La sophistication de ces instruments et produits offerts est en effet telle que
le même instrument peut revêtir des caractéristiques aussi
bien du compartiment court, que du compartiment long du marché
(Bekolo-Ebé, 1998).
L'innovation se développe ensuite pour permettre aux
clients de faire face aux risques attachés à l'incertitude
grandissante, liées à la levée des contrôles et
règlements.
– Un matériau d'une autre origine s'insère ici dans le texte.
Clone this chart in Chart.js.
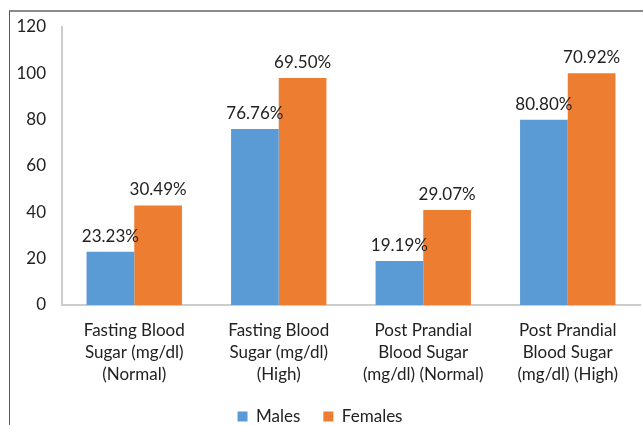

Il en est particulièrement ainsi de tous ces
instruments destinés à couvrir les intervenants des risques
liés à la mobilité des taux et à la
possibilité désormais offerte d'opérer dans une optique
multidevise.
Les nouveaux produits, dont la plupart doivent d'ailleurs leur
existence à des mutations souvent faites in fine, ont ainsi une triple
vocation :
- gérer l'instabilité des taux et des changes ;
- permettre le passage facile et rapide d'un compartiment
à l'autre du marché (taux variables, taux fixes, comptant, terme)
;
- permettre facilement et rapidement le passage d'une devise
à l'autre (Bourguinat, 1992).
L'innovation financière facilite ainsi l'activité
économique et l'allocation des ressources.
Si l'innovation financière joue un rôle central
dans l'analyse de la mutation financière, sa description est rendue
pénible par les nombreuses formes qu'elle peut prendre. La typologie
généralement adoptée est basée sur celle
utilisée par J.A. Schumpeter pour les innovations industrielles.